DNA vaccines: a novel approach to immunization.

Direct DNA inoculations are being developed as a method of subunit vaccination. Plasmid DNAs encoding influenza virus hemagglutinin glycoproteins have been tested for the ability to provide protection against lethal influenza challenges. In immunization trials using inoculations of purified DNA in saline, 67-95% of test mice and 25-63% of test chickens were protected against the lethal challenge. Good protection was achieved by intramuscular, intravenous and intradermal injections. In mice, 95% protection was achieved by gene gun delivery of 250-2500 times less DNA than the saline inoculations. Successful DNA vaccination by multiple routes of inoculation and the high efficiency of gene-gun delivery highlight the potential of this promising new approach to immunization.
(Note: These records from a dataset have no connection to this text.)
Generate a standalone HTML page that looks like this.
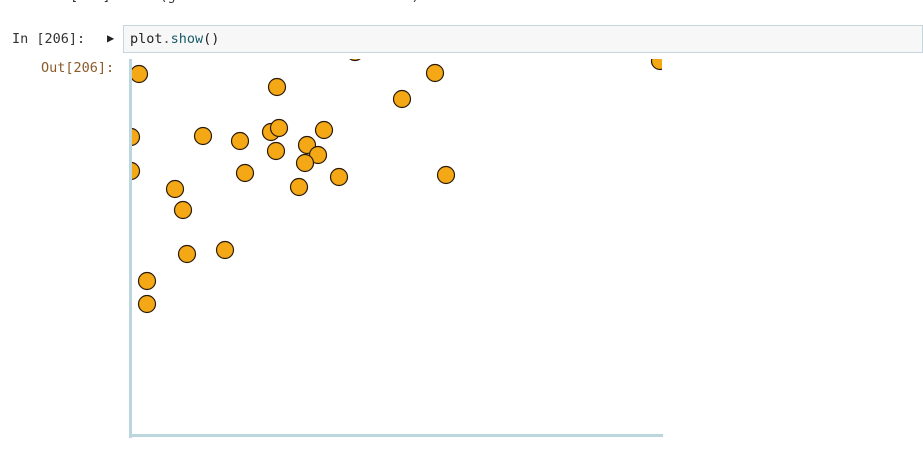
<!DOCTYPE html>
<html><head><meta charset="utf-8"><style>
body{margin:0;width:923px;height:451px;background:#fff;overflow:hidden;position:relative;font-family:"DejaVu Sans Mono","Liberation Mono",monospace;font-size:13.5px}
.abs{position:absolute}
</style></head><body>
<div class="abs" style="left:70px;top:-12px;color:#333;white-space:pre">[   ]  #12 (generic function with 1 method)</div>
<div class="abs" style="left:12px;top:31px;color:#333">In [206]:</div>
<div class="abs" style="left:107px;top:31px;font-size:12px;color:#222">&#9654;</div>
<div class="abs" style="left:123px;top:25px;width:800px;height:28px;background:#f7f7f7;border:1px solid #c5d6dc;box-sizing:border-box;padding:5px 6px;color:#222">plot<span style="color:#555">.</span><span style="color:#1a5a6a">show</span>()</div>
<div class="abs" style="left:41px;top:60px;color:#8b5a2b">Out[206]:</div>
<svg class="abs" style="left:0;top:0" width="923" height="451">
<defs><clipPath id="c"><rect x="131" y="59" width="531" height="376"/></clipPath></defs>
<g id="pts" clip-path="url(#c)"></g>
<rect x="129" y="59" width="3" height="379" fill="#bcd6de"/>
<rect x="129" y="434" width="534" height="3" fill="#bcd6de"/>
</svg>
<script>
const xs=[8,224,146,304,271,529,0,72,109,140,148,193,145,176,187,174,0,114,168,208,315,44,52,94,56,16,16];
const ys=[361,383,348,362,336,374,298,299,294,303,307,305,284,290,280,272,264,262,248,258,260,246,225,185,181,154,131];
const X=v=>131+v, Y=v=>435-v;
const g=document.getElementById('pts');
xs.forEach((x,i)=>{
 const c=document.createElementNS('http://www.w3.org/2000/svg','circle');
 c.setAttribute('cx',X(x));c.setAttribute('cy',Y(ys[i]));c.setAttribute('r',8.5);
 c.setAttribute('fill','#f5a816');c.setAttribute('stroke','#2a1a08');c.setAttribute('stroke-width','1.2');
 
 
 g.appendChild(c);
});
</script>
</body></html>
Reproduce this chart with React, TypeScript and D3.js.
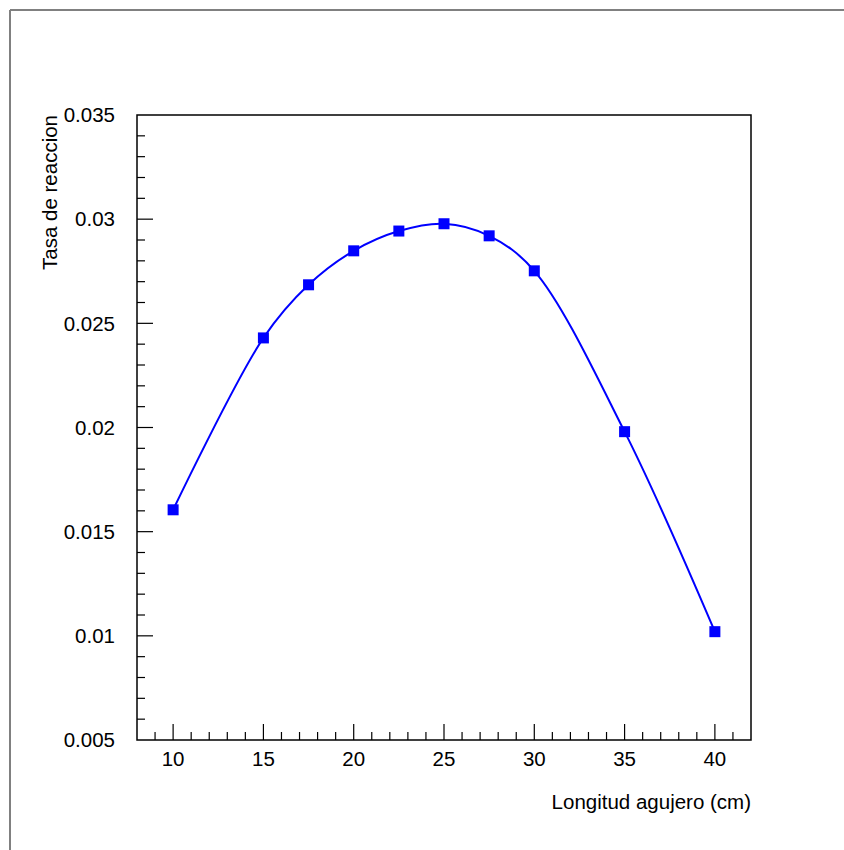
import React, { useEffect, useRef } from 'react';
import * as d3 from 'd3';

// hole length (cm)
const longitudes = [10, 15, 17.5, 20, 22.5, 25, 27.5, 30, 35, 40];
// reaction rate
const tasas = [0.01605, 0.0243, 0.02685, 0.02848, 0.02943, 0.02978, 0.0292, 0.02752, 0.0198, 0.0102];

const xTicks = [10, 15, 20, 25, 30, 35, 40];
const yTicks = [0.005, 0.01, 0.015, 0.02, 0.025, 0.03, 0.035];

const App = () => {
  const svgRef = useRef<SVGSVGElement>(null);

  useEffect(() => {
    const svg = d3.select(svgRef.current);
    svg.selectAll('*').remove();

    const width = 844;
    const height = 850;
    const left = 137;
    const right = 751;
    const top = 115;
    const bottom = 740;
    const font = 'Liberation Sans, Arial, Helvetica, sans-serif';
    const fs = 20.5;

    svg.append('rect').attr('width', width).attr('height', height).attr('fill', 'white');

    // canvas frame (only top/left shaded)
    svg.append('line').attr('x1', 10).attr('x2', width).attr('y1', 10).attr('y2', 10)
      .attr('stroke', '#808080').attr('stroke-width', 2);
    svg.append('line').attr('x1', 10).attr('x2', 10).attr('y1', 10).attr('y2', height)
      .attr('stroke', '#808080').attr('stroke-width', 2);

    const x = d3.scaleLinear().domain([8, 42]).range([left, right]);
    const y = d3.scaleLinear().domain([0.005, 0.035]).range([bottom, top]);

    // plot box
    svg.append('rect')
      .attr('x', left).attr('y', top)
      .attr('width', right - left).attr('height', bottom - top)
      .attr('fill', 'none').attr('stroke', 'black').attr('stroke-width', 1.5);

    // x axis ticks
    const xMinor = d3.range(9, 42, 1);
    svg.append('g').selectAll('line').data(xMinor).join('line')
      .attr('x1', (d) => x(d)).attr('x2', (d) => x(d))
      .attr('y1', bottom).attr('y2', (d) => (d % 5 === 0 ? bottom - 16 : bottom - 8))
      .attr('stroke', 'black').attr('stroke-width', 1.2);

    svg.append('g').selectAll('text').data(xTicks).join('text')
      .attr('x', (d) => x(d)).attr('y', 766)
      .attr('text-anchor', 'middle')
      .attr('font-family', font).attr('font-size', fs)
      .text((d) => d);

    // y axis ticks
    const yMinor = d3.range(6, 35, 1).map((d) => d / 1000);
    svg.append('g').selectAll('line').data(yMinor).join('line')
      .attr('x1', left).attr('x2', (d) => (Math.round(d * 1000) % 5 === 0 ? left + 16 : left + 8))
      .attr('y1', (d) => y(d)).attr('y2', (d) => y(d))
      .attr('stroke', 'black').attr('stroke-width', 1.2);

    svg.append('g').selectAll('text').data(yTicks).join('text')
      .attr('x', 115).attr('y', (d) => y(d))
      .attr('dy', '0.35em')
      .attr('text-anchor', 'end')
      .attr('font-family', font).attr('font-size', fs)
      .text((d) => d3.format('')(d));

    // axis titles
    svg.append('text')
      .attr('x', right).attr('y', 809)
      .attr('text-anchor', 'end')
      .attr('font-family', font).attr('font-size', fs)
      .text('Longitud agujero (cm)');

    svg.append('text')
      .attr('transform', `translate(57, ${top}) rotate(-90)`)
      .attr('text-anchor', 'end')
      .attr('font-family', font).attr('font-size', fs)
      .text('Tasa de reaccion');

    // smooth curve through the points
    const points = longitudes.map((l, i) => [l, tasas[i]] as [number, number]);
    const line = d3.line<[number, number]>()
      .x((d) => x(d[0]))
      .y((d) => y(d[1]))
      .curve(d3.curveCatmullRom.alpha(0.5));

    svg.append('path')
      .attr('d', line(points))
      .attr('fill', 'none')
      .attr('stroke', '#0000ff')
      .attr('stroke-width', 2);

    // square markers
    const size = 11;
    svg.append('g').selectAll('rect').data(points).join('rect')
      .attr('x', (d) => x(d[0]) - size / 2)
      .attr('y', (d) => y(d[1]) - size / 2)
      .attr('width', size).attr('height', size)
      .attr('fill', '#0000ff');
  }, []);

  return (
    <svg
      ref={svgRef}
      width={844}
      height={850}
      style={{ position: 'absolute', left: 0, top: 0, display: 'block' }}
    />
  );
};

export default App;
Protection of ferrets against influenza challenge with a DNA vaccine to the haemagglutinin.

Immunization of ferrets with a plasmid DNA expressing influenza virus haemagglutinin (pCMV/H1 DNA) provided complete protection from challenge with the homologous A/PR/8/34 (H1N1) influenza virus. Delivery of DNA-coated gold beads by gene gun to the epidermis was much more efficient than intramuscular delivery of DNA in aqueous solution. The antibody response induced by DNA delivered by gene gun was more cross-reactive than DNA delivered in aqueous solution or after natural infection. This novel approach to vaccination against influenza may afford broader protection against antigenic drift than that provided by natural infection.

DNA vaccines: protective immunizations by parenteral, mucosal, and gene-gun inoculations.

Plasmid DNAs expressing influenza virus hemagglutinin glycoproteins have been tested for their ability to raise protective immunity against lethal influenza challenges of the same subtype. In trials using two inoculations of from 50 to 300 micrograms of purified DNA in saline, 67-95% of test mice and 25-63% of test chickens have been protected against a lethal influenza challenge. Parenteral routes of inoculation that achieved good protection included intramuscular and intravenous injections. Successful mucosal routes of vaccination included DNA drops administered to the nares or trachea. By far the most efficient DNA immunizations were achieved by using a gene gun to deliver DNA-coated gold beads to the epidermis. In mice, 95% protection was achieved by two immunizations with beads loaded with as little as 0.4 micrograms of DNA. The breadth of routes supporting successful DNA immunizations, coupled with the very small amounts of DNA required for gene-gun immunizations, highlight the potential of this remarkably simple technique for the development of subunit vaccines.